Tokens

Invite-only access

Access to Cleura AI services is currently invite-only.

Tokens are the basic units of text that an LLM processes. You can think of them as the fundamental building blocks LLMs use to process input and produce output.

What they look like

Depending on the tokenization scheme an LLM uses, tokens are whole words, parts of words, or single characters. For example, the sentence “Colder is better!” may be tokenized as [Colder, is, better, !], while the sentence “Summer is overrated!” may be tokenized as [Summer, is, over, rated, !].

A rough estimate is that a token is about 75% of an English word, but you should keep in mind that even this estimate varies significantly by language and text complexity.

Why they matter

No LLM can process raw text. Instead, an LLM first converts everything into tokens, and only then moves on to processing.
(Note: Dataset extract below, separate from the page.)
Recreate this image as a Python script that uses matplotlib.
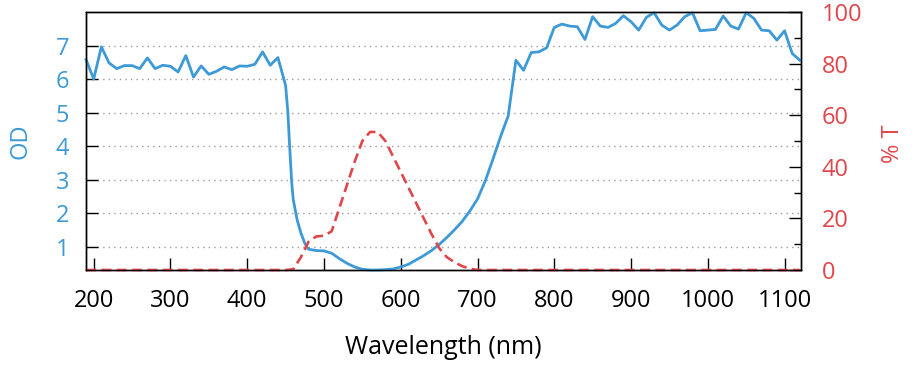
import matplotlib
matplotlib.use("Agg")
import matplotlib.pyplot as plt
from matplotlib.ticker import MultipleLocator

plt.rcParams['font.family'] = ['Open Sans', 'DejaVu Sans']

# optical density of the filter (left axis)
od_nm = [190, 200, 210, 220, 230, 240, 250, 260, 270, 280, 290, 300, 310, 320,
         330, 340, 350, 360, 370, 380, 390, 400, 410, 420, 430, 440, 450,
         453, 455, 458, 460, 465, 470, 475, 478, 480, 490, 500, 510, 520, 530,
         540, 550, 560, 570, 580, 590, 600, 610, 620, 630, 640, 650, 660, 670,
         680, 690, 700, 710, 720, 730, 740, 750, 760, 770, 780, 790, 800, 810,
         820, 830, 840, 850, 860, 870, 880, 890, 900, 910, 920, 930, 940, 950,
         960, 970, 980, 990, 1000, 1010, 1020, 1030, 1040, 1050, 1060, 1070,
         1080, 1090, 1100, 1110, 1120]
od = [6.58, 6.00, 6.96, 6.48, 6.31, 6.40, 6.40, 6.31, 6.63, 6.31, 6.41, 6.38,
      6.21, 6.70, 6.06, 6.39, 6.14, 6.23, 6.36, 6.28, 6.39, 6.38, 6.44, 6.81,
      6.41, 6.64, 5.81,
      5.0, 4.1, 2.9, 2.4, 1.8, 1.4, 1.1, 0.98, 0.92, 0.88, 0.87, 0.80, 0.64,
      0.50, 0.39, 0.32, 0.30, 0.30, 0.31, 0.33, 0.39, 0.47, 0.60, 0.73, 0.88,
      1.06, 1.27, 1.50, 1.75, 2.06, 2.42, 2.95, 3.60, 4.28, 4.90, 6.56, 6.26,
      6.79, 6.81, 6.93, 7.54, 7.64, 7.58, 7.56, 7.18, 7.86, 7.58, 7.54, 7.66,
      7.89, 7.71, 7.46, 7.84, 7.98, 7.61, 7.46, 7.61, 7.86, 7.98, 7.44, 7.46,
      7.48, 7.88, 7.58, 7.49, 7.98, 7.81, 7.46, 7.44, 7.16, 7.44, 6.76, 6.56]

# transmission in percent (right axis)
t_nm = [190, 450, 460, 470, 480, 490, 500, 510, 520, 530, 540, 550, 560, 570,
        580, 590, 600, 610, 620, 630, 640, 650, 660, 670, 680, 690, 700, 1120]
trans = [0, 0, 0.3, 5, 11, 13, 13.3, 15, 24, 33, 42, 50, 53.5, 53.5,
         50, 44, 38, 32, 26, 20, 14, 8.5, 5, 3, 1.5, 0.5, 0, 0]

blue = '#3d9ad6'
red = '#e0474c'

fig = plt.figure(figsize=(9.16, 3.68), dpi=100)
ax = fig.add_axes([0.0939, 0.2663, 0.7802, 0.7011])
ax2 = ax.twinx()

ax.plot(od_nm, od, color=blue, lw=2, clip_on=False, zorder=3)
ax2.plot(t_nm, trans, color=red, lw=1.9, dashes=(3.8, 2), clip_on=False)

ax.set_xlim(190, 1121)
ax.set_ylim(0.3, 8.0)
ax2.set_ylim(0, 100)

ax.set_xticks(range(200, 1101, 100))
ax.set_yticks(range(1, 8))
ax2.yaxis.set_major_locator(MultipleLocator(20))
ax2.yaxis.set_minor_locator(MultipleLocator(10))

ax.yaxis.grid(True, linestyle=(0, (1, 3)), color='#9a9a9a', lw=1)

ax.tick_params(axis='x', direction='in', length=8.6, width=1, labelsize=17,
               pad=14, colors='black', top=False)
ax.tick_params(axis='y', direction='in', length=8.6, width=1, labelsize=17,
               pad=12, labelcolor=blue, right=False)
ax2.tick_params(axis='y', which='major', direction='in', length=8.6, width=1,
                labelsize=17, pad=15, labelcolor=red)
ax2.tick_params(axis='y', which='minor', direction='in', length=5, width=1)

for a in (ax, ax2):
    for s in a.spines.values():
        s.set_color('black')
        s.set_linewidth(1)

ax.set_ylabel('OD', color=blue, fontsize=17, va='center')
ax.yaxis.set_label_coords(-0.091, 0.5)
ax2.set_ylabel('% T', color=red, fontsize=17, va='center')
ax2.yaxis.set_label_coords(1.129, 0.49)
ax.set_xlabel('Wavelength (nm)', fontsize=18, va='center')
ax.xaxis.set_label_coords(0.5, -0.3)

fig.savefig('out.png', dpi=100)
Any prompt you type is measured in tokens, and so is any answer you get back.

The context window, which is the maximum amount of text an LLM can process in a single request, is also measured in tokens. A 128K context window, for example, means the combined input and output cannot exceed 128,000 tokens, which is roughly 96,000 English words.

The way tokenization is implemented affects the efficiency of an LLM. More specifically, it influences the way an LLM processes text, and thus how accurately it understands word boundaries and meaning.

Finally, tokens play a key role in cost calculations; LLM APIs usually charge based on token usage, both for input tokens (your prompts) and output tokens (the responses you get back).